PROVIDED RECORDS:
▼

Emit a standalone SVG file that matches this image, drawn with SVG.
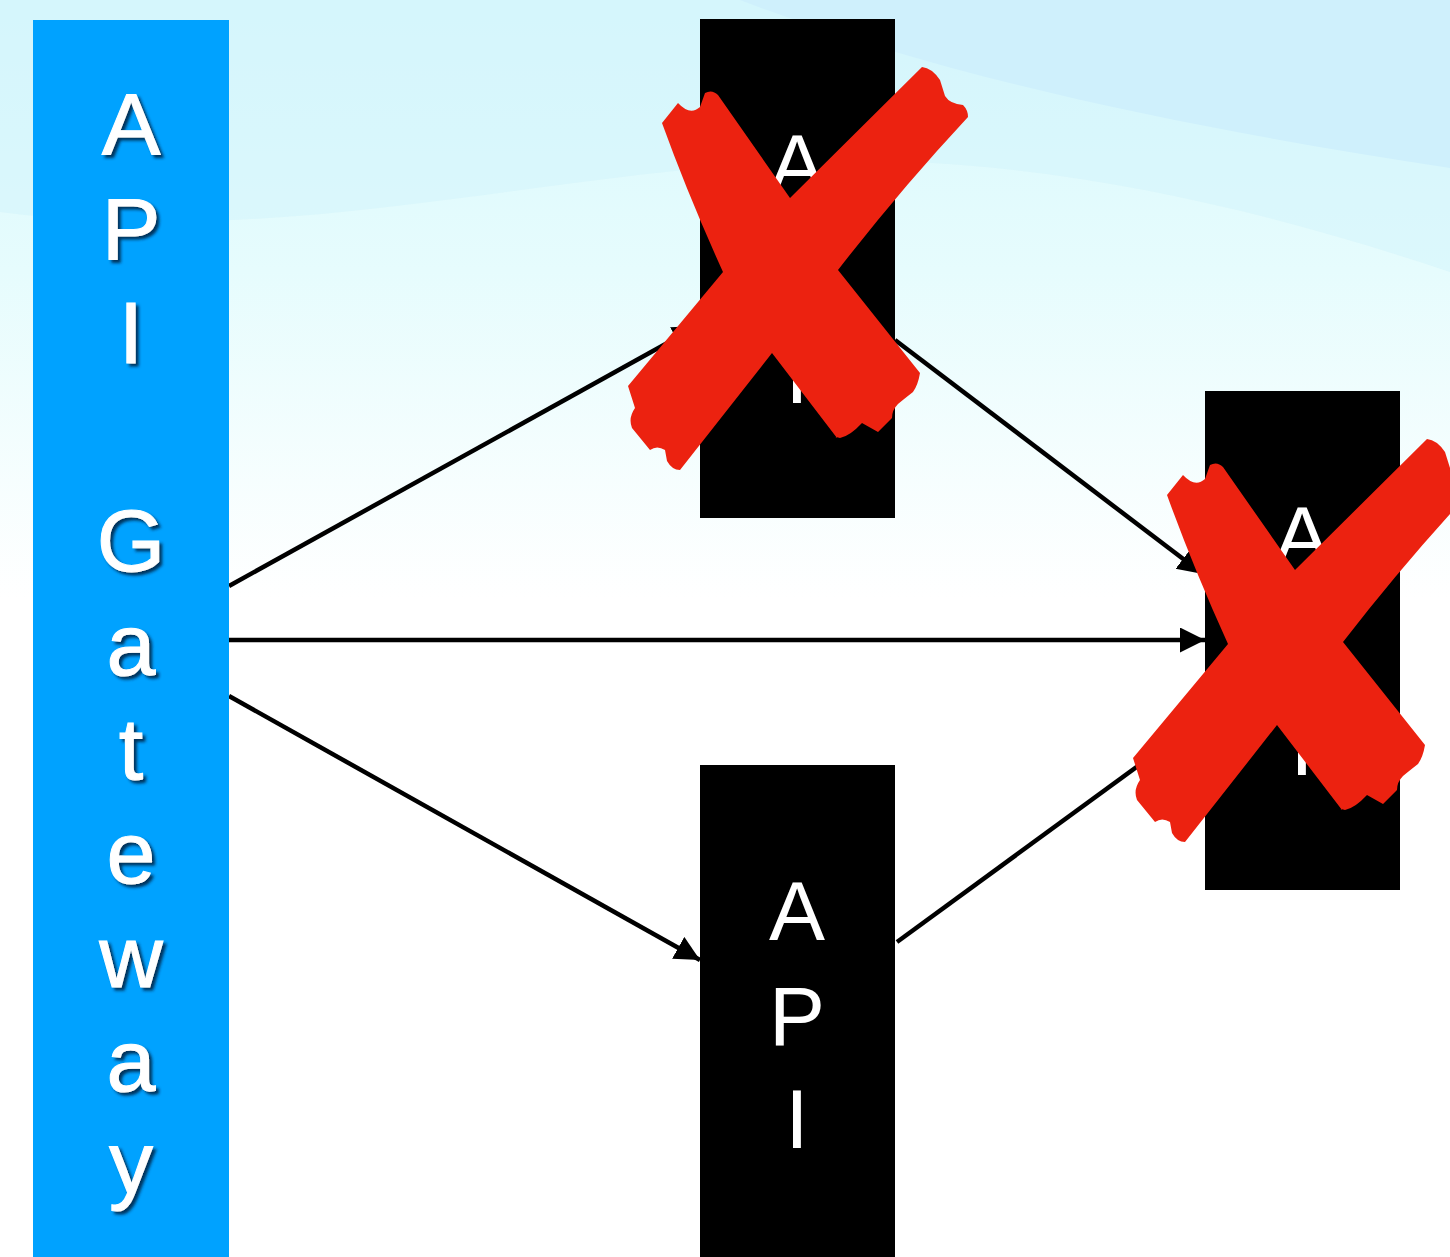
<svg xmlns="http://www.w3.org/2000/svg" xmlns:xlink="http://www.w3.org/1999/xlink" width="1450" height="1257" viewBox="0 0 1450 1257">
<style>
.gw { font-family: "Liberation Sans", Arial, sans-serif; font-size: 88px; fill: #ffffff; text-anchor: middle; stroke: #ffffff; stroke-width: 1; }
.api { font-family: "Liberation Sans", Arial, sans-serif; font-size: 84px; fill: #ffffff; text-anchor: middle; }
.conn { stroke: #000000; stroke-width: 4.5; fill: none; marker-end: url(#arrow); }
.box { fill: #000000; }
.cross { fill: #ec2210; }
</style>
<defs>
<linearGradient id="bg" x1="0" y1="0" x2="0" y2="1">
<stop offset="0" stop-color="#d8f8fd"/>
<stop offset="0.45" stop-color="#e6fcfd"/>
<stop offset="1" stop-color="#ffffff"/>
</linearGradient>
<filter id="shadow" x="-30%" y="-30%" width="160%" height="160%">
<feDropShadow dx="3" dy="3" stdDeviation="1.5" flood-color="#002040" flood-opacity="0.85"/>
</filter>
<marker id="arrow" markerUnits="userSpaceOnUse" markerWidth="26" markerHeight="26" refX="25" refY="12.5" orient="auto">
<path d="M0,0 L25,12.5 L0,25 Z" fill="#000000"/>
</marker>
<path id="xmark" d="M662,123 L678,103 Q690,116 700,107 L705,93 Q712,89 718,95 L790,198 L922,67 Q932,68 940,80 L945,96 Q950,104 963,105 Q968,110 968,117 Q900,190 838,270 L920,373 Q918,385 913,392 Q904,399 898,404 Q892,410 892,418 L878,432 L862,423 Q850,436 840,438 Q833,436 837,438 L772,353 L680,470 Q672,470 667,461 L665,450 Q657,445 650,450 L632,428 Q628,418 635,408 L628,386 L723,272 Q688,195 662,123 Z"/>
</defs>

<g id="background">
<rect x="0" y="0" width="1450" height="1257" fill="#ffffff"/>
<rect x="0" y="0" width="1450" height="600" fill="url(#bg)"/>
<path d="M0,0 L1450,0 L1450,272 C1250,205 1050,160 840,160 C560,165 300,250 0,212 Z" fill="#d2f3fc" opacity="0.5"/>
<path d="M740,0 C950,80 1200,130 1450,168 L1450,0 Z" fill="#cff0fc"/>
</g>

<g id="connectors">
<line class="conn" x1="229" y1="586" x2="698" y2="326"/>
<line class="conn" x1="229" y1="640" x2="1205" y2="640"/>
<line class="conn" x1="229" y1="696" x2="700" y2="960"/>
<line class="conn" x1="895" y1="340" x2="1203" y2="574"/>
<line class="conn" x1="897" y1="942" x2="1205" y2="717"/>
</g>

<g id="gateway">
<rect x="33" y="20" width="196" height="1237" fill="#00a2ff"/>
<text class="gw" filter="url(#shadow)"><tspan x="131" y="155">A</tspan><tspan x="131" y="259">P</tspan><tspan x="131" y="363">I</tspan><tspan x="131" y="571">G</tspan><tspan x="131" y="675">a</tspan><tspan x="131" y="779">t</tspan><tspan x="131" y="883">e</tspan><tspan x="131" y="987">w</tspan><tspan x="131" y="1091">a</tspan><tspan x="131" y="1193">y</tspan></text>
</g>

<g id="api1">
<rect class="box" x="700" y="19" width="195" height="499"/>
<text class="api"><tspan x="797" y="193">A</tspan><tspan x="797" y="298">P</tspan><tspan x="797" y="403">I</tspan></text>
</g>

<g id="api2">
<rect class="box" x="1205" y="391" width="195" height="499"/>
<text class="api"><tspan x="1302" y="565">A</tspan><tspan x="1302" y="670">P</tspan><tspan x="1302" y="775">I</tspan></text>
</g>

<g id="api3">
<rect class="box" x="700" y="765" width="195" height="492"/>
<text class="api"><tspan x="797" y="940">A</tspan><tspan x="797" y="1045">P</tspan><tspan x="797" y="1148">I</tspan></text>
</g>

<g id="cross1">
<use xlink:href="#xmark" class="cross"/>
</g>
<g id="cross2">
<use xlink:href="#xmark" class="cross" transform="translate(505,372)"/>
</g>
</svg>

▲
▼

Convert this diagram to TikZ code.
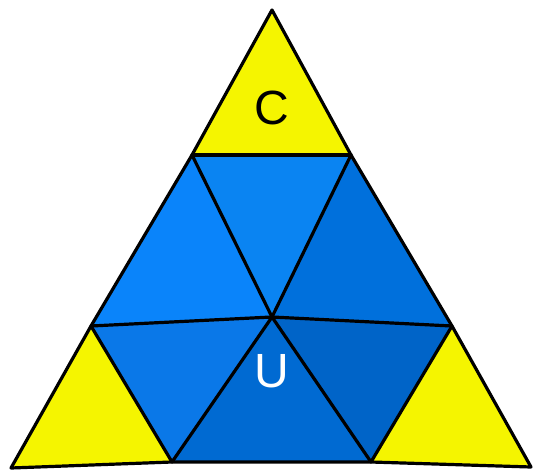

▲

THE REQUEST: Write out every line of the data that holds the word "this".

PROBLEM SOLUTION:
Emit a standalone SVG file that matches this image, drawn with SVG.
Convert this diagram to TikZ code.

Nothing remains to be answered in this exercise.